Mas bom mesmo era quando a gente descia a Serra em direção ao mar com o velho carro perdendo as rodas pelo caminho com uma empolgação contagiante que dava gosto de ver. A gente cantarolava, brincava, implicava um com o outro e assim, por qualquer motivo, explodíamos em risadas altas e coloridas.
Bom mesmo era quando a gente passava as férias na casa grande dos nossos avós. Uma dose concentrada de felicidade com a família toda por perto. Os primos mais novos meio irritantes dos quais mais tarde sentíamos tanta falta quanto a de um calo no pé. Como esquecer aquele cheirinho de uva madurando no parreiral, concentrando-se em açúcares. Como esquecer o cheiro da terra molhada após uma chuvarada inesperada de final de tarde. Minhas irmãs não gostavam daquele cheiro, não sei por qual motivo. Como esquecer as histórias fantásticas que nossos avós nos contavam quando as horas já iam altas e enchiam nossos pequenos corações de medo. Como não lembrar os dias inteiros soltando pipa, pescando lambari no riacho das sanguessugas, andando de bicicleta, explorando cavernas e encontrando a vida que passava despercebida em dias ‘normais’.
Bom mesmo era quando a gente se permitia o luxo de gastar as férias acampando no Praial do Rio das Antas carregando tudo no carro transformado em caminhão de mudanças: cachorro, gato, papagaio, roupa de cama, folhagens, louça, comida e quase todos os móveis da casa, deixando para trás apenas as plantas maiores.
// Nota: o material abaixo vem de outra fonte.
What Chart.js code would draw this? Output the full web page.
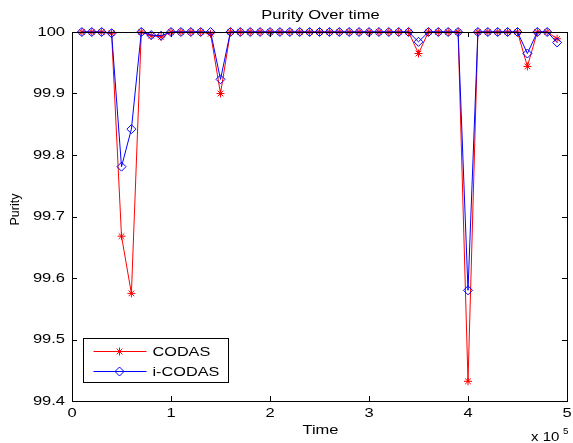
<!DOCTYPE html>
<html>
<head>
<meta charset="utf-8">
<title>Purity Over time</title>
<script src="https://cdn.jsdelivr.net/npm/chart.js@4/dist/chart.umd.min.js"></script>
<style>
  html, body { margin: 0; padding: 0; background: #fff; }
  #chart { display: block; }
</style>
</head>
<body>
<canvas id="chart" width="573" height="443"></canvas>
<script>
// Sample times (x) and purity values
const times = [
  10000, 20000, 30000, 40000, 50000, 60000, 70000, 80000, 90000, 100000,
  110000, 120000, 130000, 140000, 150000, 160000, 170000, 180000, 190000, 200000,
  210000, 220000, 230000, 240000, 250000, 260000, 270000, 280000, 290000, 300000,
  310000, 320000, 330000, 340000, 350000, 360000, 370000, 380000, 390000, 400000,
  410000, 420000, 430000, 440000, 450000, 460000, 470000, 480000, 490000
];

const codas = [
  100, 100, 100, 99.998, 99.668, 99.575, 100, 99.994, 99.992, 100,
  100, 100, 100, 99.997, 99.900, 100, 100, 100, 100, 100,
  100, 100, 100, 100, 100, 100, 100, 100, 100, 100,
  100, 100, 100, 100, 99.965, 100, 100, 100, 100, 99.432,
  100, 100, 100, 100, 100, 99.944, 100, 100, 99.989
];

const iCodas = [
  100, 100, 100, 99.998, 99.781, 99.842, 100, 99.995, 99.994, 100,
  100, 100, 100, 100, 99.923, 100, 100, 100, 100, 100,
  100, 100, 100, 100, 100, 100, 100, 100, 100, 100,
  100, 100, 100, 100, 99.984, 100, 100, 100, 100, 99.580,
  100, 100, 100, 100, 100, 99.965, 100, 100, 99.983
];

const xTicks = [0, 100000, 200000, 300000, 400000, 500000];
const xTickLabels = ['0', '1', '2', '3', '4', '5'];
const yTicks = [99.4, 99.5, 99.6, 99.7, 99.8, 99.9, 100];
const yTickLabels = ['99.4', '99.5', '99.6', '99.7', '99.8', '99.9', '100'];

const FONT = '"Liberation Sans", Arial, Helvetica, sans-serif';
const STRETCH = 1.32; // the figure's text is drawn wide

// draw horizontally stretched text
function wideText(ctx, s, x, y, align, size, sx) {
  ctx.save();
  ctx.font = size + 'px ' + FONT;
  ctx.textBaseline = 'middle';
  ctx.textAlign = 'left';
  const w = ctx.measureText(s).width * sx;
  let x0 = x;
  if (align === 'center') x0 = x - w / 2;
  else if (align === 'right') x0 = x - w;
  ctx.translate(x0, y);
  ctx.scale(sx, 1);
  ctx.fillStyle = '#000';
  ctx.fillText(s, 0, 0);
  ctx.restore();
}

function drawStar(ctx, x, y, r) {
  ctx.beginPath();
  ctx.moveTo(x - r, y); ctx.lineTo(x + r, y);
  ctx.moveTo(x, y - r); ctx.lineTo(x, y + r);
  const d = r * Math.SQRT1_2;
  ctx.moveTo(x - d, y - d); ctx.lineTo(x + d, y + d);
  ctx.moveTo(x - d, y + d); ctx.lineTo(x + d, y - d);
  ctx.stroke();
}

function drawDiamond(ctx, x, y, r) {
  ctx.beginPath();
  ctx.moveTo(x, y - r); ctx.lineTo(x + r, y);
  ctx.lineTo(x, y + r); ctx.lineTo(x - r, y);
  ctx.closePath();
  ctx.stroke();
}

// axes box, inward ticks, labels and legend in the old matlab style
const matlabFrame = {
  id: 'matlabFrame',
  afterDatasetsDraw(chart) {
    const ctx = chart.ctx;
    const a = chart.chartArea;
    const xs = chart.scales.x;
    const ys = chart.scales.y;
    const tl = 5;

    ctx.save();
    ctx.strokeStyle = '#000';
    ctx.lineWidth = 1;
    ctx.strokeRect(Math.round(a.left) + 0.5, Math.round(a.top) + 0.5,
      Math.round(a.right - a.left), Math.round(a.bottom - a.top));

    ctx.beginPath();
    xTicks.forEach((v) => {
      const px = Math.round(xs.getPixelForValue(v)) + 0.5;
      ctx.moveTo(px, a.bottom); ctx.lineTo(px, a.bottom - tl);
      ctx.moveTo(px, a.top); ctx.lineTo(px, a.top + tl);
    });
    yTicks.forEach((v) => {
      const py = Math.round(ys.getPixelForValue(v)) + 0.5;
      ctx.moveTo(a.left, py); ctx.lineTo(a.left + tl, py);
      ctx.moveTo(a.right, py); ctx.lineTo(a.right - tl, py);
    });
    ctx.stroke();

    xTicks.forEach((v, i) => {
      wideText(ctx, xTickLabels[i], xs.getPixelForValue(v), a.bottom + 12.5, 'center', 12.5, STRETCH);
    });
    yTicks.forEach((v, i) => {
      wideText(ctx, yTickLabels[i], a.left - 7, ys.getPixelForValue(v) + 0.5, 'right', 12.5, STRETCH);
    });

    // titles
    const cx = (a.left + a.right) / 2 + 1;
    wideText(ctx, 'Purity Over time', cx, 16, 'center', 12.5, STRETCH);
    wideText(ctx, 'Time', cx, a.bottom + 30, 'center', 12.5, STRETCH);
    wideText(ctx, 'x 10', a.right - 36, a.bottom + 37, 'left', 12.5, 1.2);
    wideText(ctx, '5', a.right - 4, a.bottom + 31, 'left', 9, 1.1);

    ctx.save();
    ctx.translate(16, (a.top + a.bottom) / 2 - 7);
    ctx.rotate(-Math.PI / 2);
    ctx.font = '12.5px ' + FONT;
    ctx.fillStyle = '#000';
    ctx.textAlign = 'center';
    ctx.textBaseline = 'middle';
    ctx.fillText('Purity', 0, 0);
    ctx.restore();

    // legend box, bottom left
    const lx = Math.round(a.left + 11) + 0.5;
    const ly = Math.round(a.bottom - 63) + 0.5;
    ctx.fillStyle = '#fff';
    ctx.fillRect(lx, ly, 145, 44);
    ctx.strokeStyle = '#000';
    ctx.strokeRect(lx, ly, 145, 44);

    chart.data.datasets.forEach((ds, i) => {
      const ry = ly + 13 + i * 20;
      ctx.strokeStyle = ds.borderColor;
      ctx.lineWidth = 1;
      ctx.beginPath();
      ctx.moveTo(lx + 10, ry); ctx.lineTo(lx + 63, ry);
      ctx.stroke();
      if (ds.pointStyle === 'star') drawStar(ctx, lx + 36, ry, 4);
      else drawDiamond(ctx, lx + 36, ry, 4.5);
      wideText(ctx, ds.label, lx + 69, ry + 0.5, 'left', 13, 1.25);
    });
    ctx.restore();
  }
};

new Chart(document.getElementById('chart'), {
  type: 'line',
  data: {
    datasets: [
      {
        label: 'CODAS',
        data: times.map((t, i) => ({ x: t, y: codas[i] })),
        borderColor: '#ff0000',
        backgroundColor: 'rgba(0,0,0,0)',
        borderWidth: 1,
        pointStyle: 'star',
        pointRadius: 4,
        pointBorderWidth: 1,
        pointBorderColor: '#ff0000',
        tension: 0,
        clip: false,
        order: 2,
      },
      {
        label: 'i-CODAS',
        data: times.map((t, i) => ({ x: t, y: iCodas[i] })),
        borderColor: '#0000ff',
        backgroundColor: 'rgba(0,0,0,0)',
        borderWidth: 1,
        pointStyle: 'rectRot',
        pointRadius: 4.5,
        pointBorderWidth: 1,
        pointBorderColor: '#0000ff',
        pointBackgroundColor: 'rgba(0,0,0,0)',
        tension: 0,
        clip: false,
        order: 1,
      },
    ],
  },
  options: {
    responsive: false,
    animation: false,
    events: [],
    layout: { padding: { left: 72, right: 6, top: 32, bottom: 42 } },
    plugins: {
      legend: { display: false },
      title: { display: false },
      tooltip: { enabled: false },
    },
    scales: {
      x: { type: 'linear', display: false, min: 0, max: 500000 },
      y: { type: 'linear', display: false, min: 99.4, max: 100 },
    },
  },
  plugins: [matlabFrame],
});
</script>
</body>
</html>
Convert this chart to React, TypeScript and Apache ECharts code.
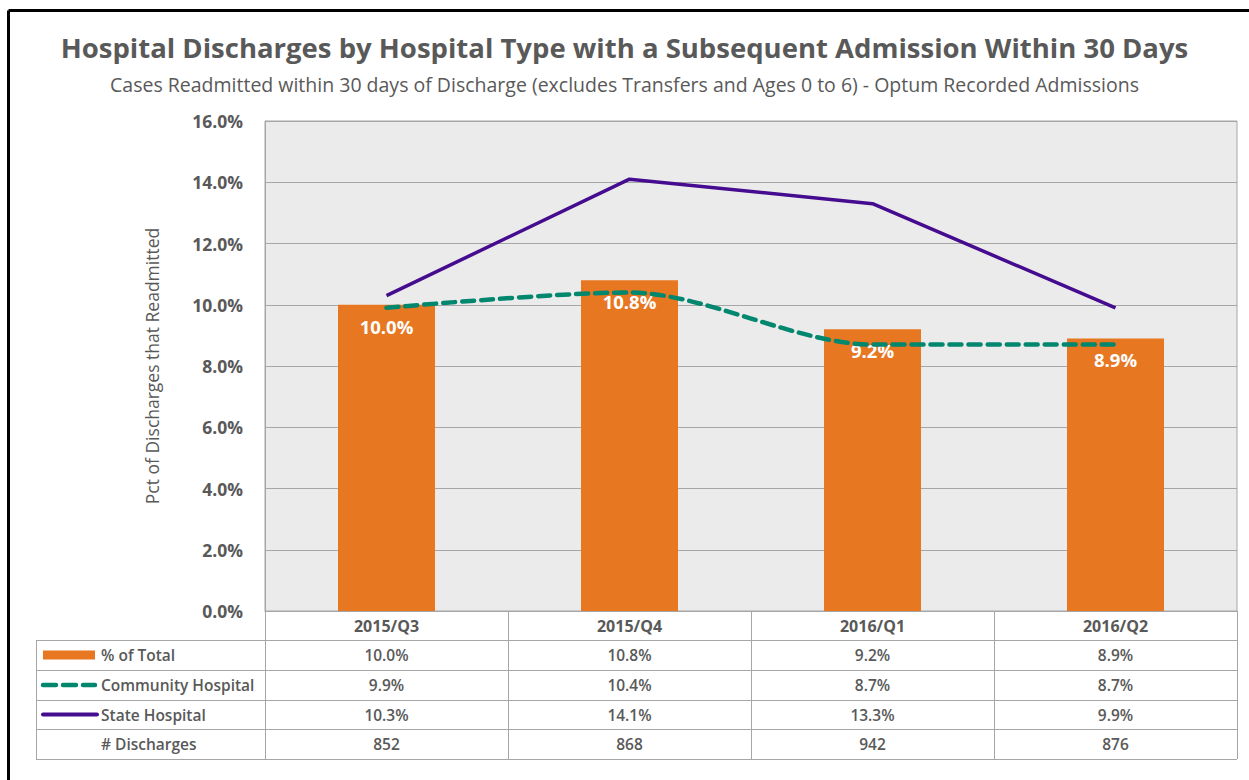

Nada como curtir os dias das férias sem acesso à internet, selfie, secador de cabelo, barbeador elétrico, forno de micro-ondas e sem nenhuma notícia do mundo cão. Dormíamos em barraca de lona sem zíper nem nada, com todo excesso de vida animal que a natureza nos fornecia em abundância, como pernilongos, mariposas, vagalumes, sapos, cobras e aranhas. O curioso que achávamos tudo isso ótimo e nos divertíamos a valer.
Bom mesmo era quando a gente não entrava estressado em férias em razão dos preparativos extenuantes, como escolher o roteiro ideal, achar cuidadores para ficar com o cão e o gato de estimação, arrumar as malas, reforçar as trancas das portas e janelas e revisar o carro e os demais itens da imensa lista.
Bom mesmo era quando a gente não saía cansado e voltava destruído das férias por conta do trânsito intenso e neurótico.
Bom mesmo era quando a gente tomava sorvete nas férias bem devagar para que ele demorasse mais tempo para acabar.
Bom mesmo era quando a gente não vivia repetindo durante os dias que formavam nossas sublimes férias: “O isopor é meu pastor e cerveja não me faltará”.
Bom mesmo era quando a gente aproveitava as férias para conhecer pessoas novas e não para compartilhar solidões coletivas debaixo das florestas de guarda-sóis nas areias da praia.
Bom mesmo era quando a gente sabia que na briga das ondas contras as pedras quem apanhava eram os mariscos e mais ninguém.
Bom mesmo era quando a gente não tinha nenhuma obrigação de viajar nas férias para as praias mais baladas do mundo, como as de Floripa, Saint-Tropez, Ibiza, Punta Del Este, Caribe ou Miami.
Bom mesmo era quando a gente abraçava todo mundo nas férias e demorava uma eternidade para desabraçar, torcendo para que o abraçado sentisse nosso sincero afeto.
Bom mesmo era quando a gente saía de férias e não nos sentíamos culpados achando que estávamos perdendo tempo, como se ‘férias’ fosse uma palavra proibitiva como proibitivo é desplugar o cabo da tomada. Como se tivéssemos de viver o tempo todo online e ficando mais velhos a cada minuto.
Bom mesmo era quando a gente tinha consciência que férias eram um gênero de primeira necessidade. Quase ninguém trocava as férias por dinheiro. Férias nos traziam mais do que felicidade, nos traziam vida. E ainda melhor do que isso: as férias pareciam sem fim.